The exhibition revolves around the negotiation of female identity and self-understanding as it takes place in the mundane encounter between woman, mirror and the world. Through drawing, painting and video, Kinder Album explores this interaction, providing an insight into how female identity is maintained and generated through representation and social relations.
In Western society, the narrative of decline currently frames aging, the aging of the female body being no exception. Laying bare this issue, Kinder Album depicts women who are stripped of any complexes and inhibitions of gender and age in the strangest, most intimate moments. The paper, the canvas, the mirror and the screen all appear as surfaces of the unknown as the bizarre narratives of the works are never clear or completed. We are left with the mystery, wondered by reflections.
Challenging the seemingly neutral space of the gallery Kinder Album uses restroom symbols to indicate a public and gendered space. The private and vulnerable position of facing the mirror is exposed to the public through the gallery space and transferred to the position of the viewer.

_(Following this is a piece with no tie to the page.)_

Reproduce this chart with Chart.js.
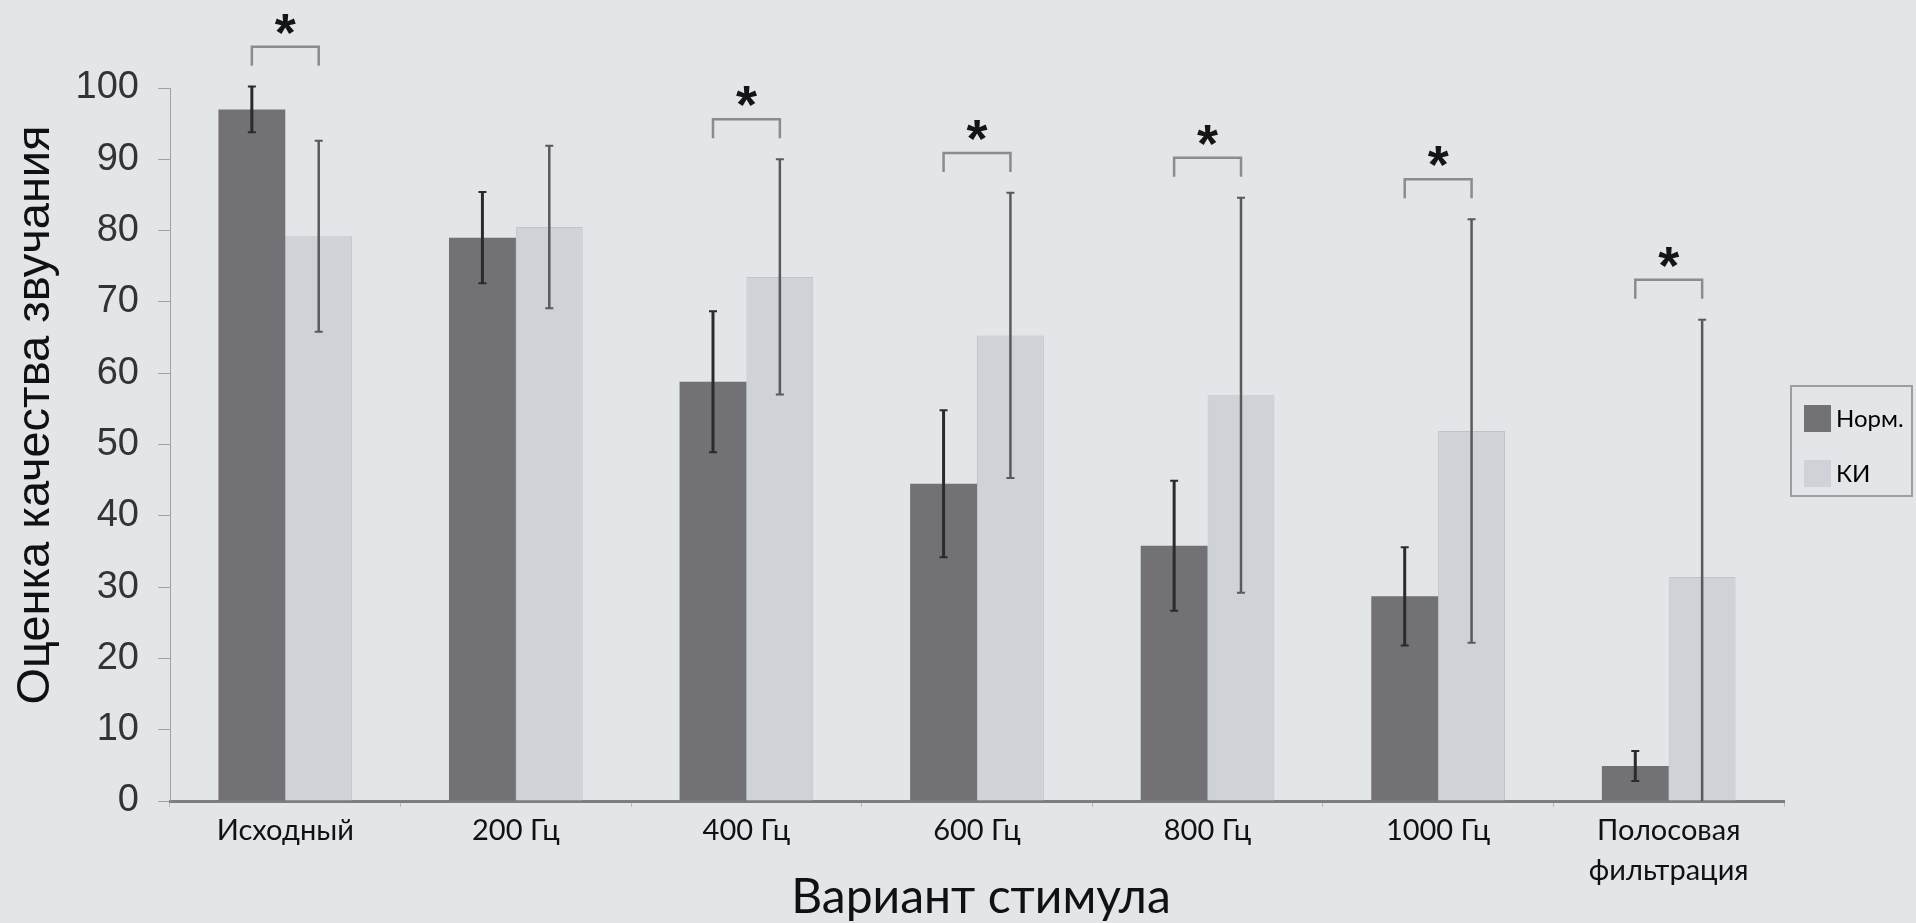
<!DOCTYPE html>
<html>
<head>
<meta charset="utf-8">
<script src="https://cdn.jsdelivr.net/npm/chart.js@4.4.1/dist/chart.umd.min.js"></script>
<style>
  html, body { margin: 0; padding: 0; background: rgb(226,230,233); }
  #wrap { width: 1916px; height: 923px; }
</style>
</head>
<body>
<div id="wrap"><canvas id="c" width="1916" height="923"></canvas></div>
<script>
// ---- data ----
const categories = ['Исходный', '200 Гц', '400 Гц', '600 Гц', '800 Гц', '1000 Гц', ['Полосовая', 'фильтрация']];
const seriesLabels = ['Норм.', 'КИ'];
const normMean = [97, 79, 58.8, 44.5, 35.8, 28.7, 4.9];
const normErr  = [3.2, 6.4, 9.9, 10.3, 9.1, 6.9, 2.1];
const kiMean   = [79.2, 80.5, 73.5, 65.3, 56.9, 51.9, 31.4];
const kiErr    = [13.4, 11.4, 16.5, 20.0, 27.7, 29.7, 36.1];
const significant = [true, false, true, true, true, true, true];
const yMin = 0, yMax = 100, yStep = 10;
const xTitle = 'Вариант стимула';
const yTitle = 'Оценка качества звучания';

const BG = 'rgb(226,230,233)';
const DARK = 'rgb(114,114,118)';
const LIGHT = 'rgb(207,210,214)';

const errors = [normErr, kiErr];
const errStyles = [
  { color: '#2b2b2b', width: 3 },
  { color: '#5a5a5a', width: 2.5 }
];

const decorPlugin = {
  id: 'decor',
  beforeDraw(chart) {
    const ctx = chart.ctx;
    ctx.save();
    ctx.fillStyle = BG;
    ctx.fillRect(0, 0, chart.width, chart.height);
    ctx.restore();
  },
  afterDatasetsDraw(chart) {
    const ctx = chart.ctx;
    const y = chart.scales.y;
    const metas = [chart.getDatasetMeta(0), chart.getDatasetMeta(1)];
    ctx.save();
    // error bars
    metas.forEach((meta, di) => {
      const ds = chart.data.datasets[di];
      meta.data.forEach((el, i) => {
        const m = ds.data[i], e = errors[di][i];
        const yt = y.getPixelForValue(m + e);
        const yb = y.getPixelForValue(Math.max(yMin, m - e));
        ctx.strokeStyle = errStyles[di].color;
        ctx.lineWidth = errStyles[di].width;
        ctx.beginPath();
        ctx.moveTo(el.x, yt); ctx.lineTo(el.x, yb);
        ctx.stroke();
        ctx.lineWidth = 2;
        ctx.beginPath();
        ctx.moveTo(el.x - 4, yt); ctx.lineTo(el.x + 4, yt);
        if (m - e > yMin) { ctx.moveTo(el.x - 4, yb); ctx.lineTo(el.x + 4, yb); }
        ctx.stroke();
      });
    });
    // significance brackets
    significant.forEach((s, i) => {
      if (!s) return;
      const x1 = metas[0].data[i].x, x2 = metas[1].data[i].x;
      const top = Math.max(normMean[i] + normErr[i], kiMean[i] + kiErr[i]) + 5.6;
      const yt = y.getPixelForValue(top);
      ctx.strokeStyle = '#8a8c8f';
      ctx.lineWidth = 2.5;
      ctx.beginPath();
      ctx.moveTo(x1, yt + 19); ctx.lineTo(x1, yt); ctx.lineTo(x2, yt); ctx.lineTo(x2, yt + 19);
      ctx.stroke();
      ctx.fillStyle = '#151515';
      ctx.font = 'bold 54px "Liberation Sans", Arial, sans-serif';
      ctx.textAlign = 'center';
      ctx.textBaseline = 'alphabetic';
      ctx.fillText('*', (x1 + x2) / 2, yt + 4);
    });
    ctx.restore();
  },
  afterDraw(chart) {
    const ctx = chart.ctx;
    ctx.save();
    // axis titles
    ctx.fillStyle = '#111';
    ctx.textAlign = 'center';
    ctx.textBaseline = 'middle';
    ctx.font = '48px Lato, sans-serif';
    ctx.fillText(xTitle, 981, 898);
    ctx.translate(36, 415);
    ctx.rotate(-Math.PI / 2);
    ctx.font = '47px "Liberation Sans", Arial, sans-serif';
    ctx.fillText(yTitle, 0, 0);
    ctx.restore();
    // legend
    ctx.save();
    ctx.strokeStyle = '#9c9ea1';
    ctx.lineWidth = 2;
    ctx.strokeRect(1791, 386, 121, 110);
    const items = chart.data.datasets;
    const ys = [418, 473];
    items.forEach((ds, i) => {
      ctx.fillStyle = ds.backgroundColor;
      ctx.fillRect(1804, ys[i] - 13, 27, 27);
      ctx.fillStyle = '#000';
      ctx.font = '24px Lato, sans-serif';
      ctx.textAlign = 'left';
      ctx.textBaseline = 'middle';
      ctx.fillText(ds.label, 1836, ys[i] + 1);
    });
    ctx.restore();
  }
};

new Chart(document.getElementById('c'), {
  type: 'bar',
  data: {
    labels: categories,
    datasets: [
      { label: seriesLabels[0], data: normMean, backgroundColor: DARK, borderWidth: 0 },
      { label: seriesLabels[1], data: kiMean, backgroundColor: LIGHT, borderColor: 'rgb(192,195,199)', borderWidth: 1 }
    ]
  },
  options: {
    responsive: false,
    animation: false,
    devicePixelRatio: 1,
    layout: { padding: { left: 0, right: 132, top: 88, bottom: 0 } },
    plugins: { legend: { display: false }, tooltip: { enabled: false } },
    datasets: { bar: { categoryPercentage: 0.58, barPercentage: 1.0 } },
    scales: {
      x: {
        afterFit(s) { s.height = 122; },
        grid: { drawOnChartArea: false, tickLength: 6, color: '#b8bbbe', offset: true },
        border: { color: '#7c7e81', width: 3 },
        ticks: { color: '#111', padding: 4, maxRotation: 0, autoSkip: false,
                 font: { family: 'Lato, sans-serif', size: 29, lineHeight: 1.36 } }
      },
      y: {
        min: yMin, max: yMax,
        afterFit(s) { s.width = 170; },
        grid: { drawOnChartArea: false, tickLength: 12, color: '#a0a2a5' },
        border: { color: '#a0a2a5', width: 1 },
        ticks: { stepSize: yStep, color: '#333', padding: 19,
                 font: { family: '"Liberation Sans", Arial, sans-serif', size: 38 } }
      }
    }
  },
  plugins: [decorPlugin]
});
</script>
</body>
</html>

Throughout art history in painting as well as in photography the mirror as medium has played an important part in the self-portraits of different artists. The exhibition relates to this self-reflective tradition without appearing as the self-portrait of the artist herself but instead of random women, therefore every woman, addressing the question if womanhood can be considered universal. No matter what, going through life without reflecting ourselves in others and vice versa seems inevitable.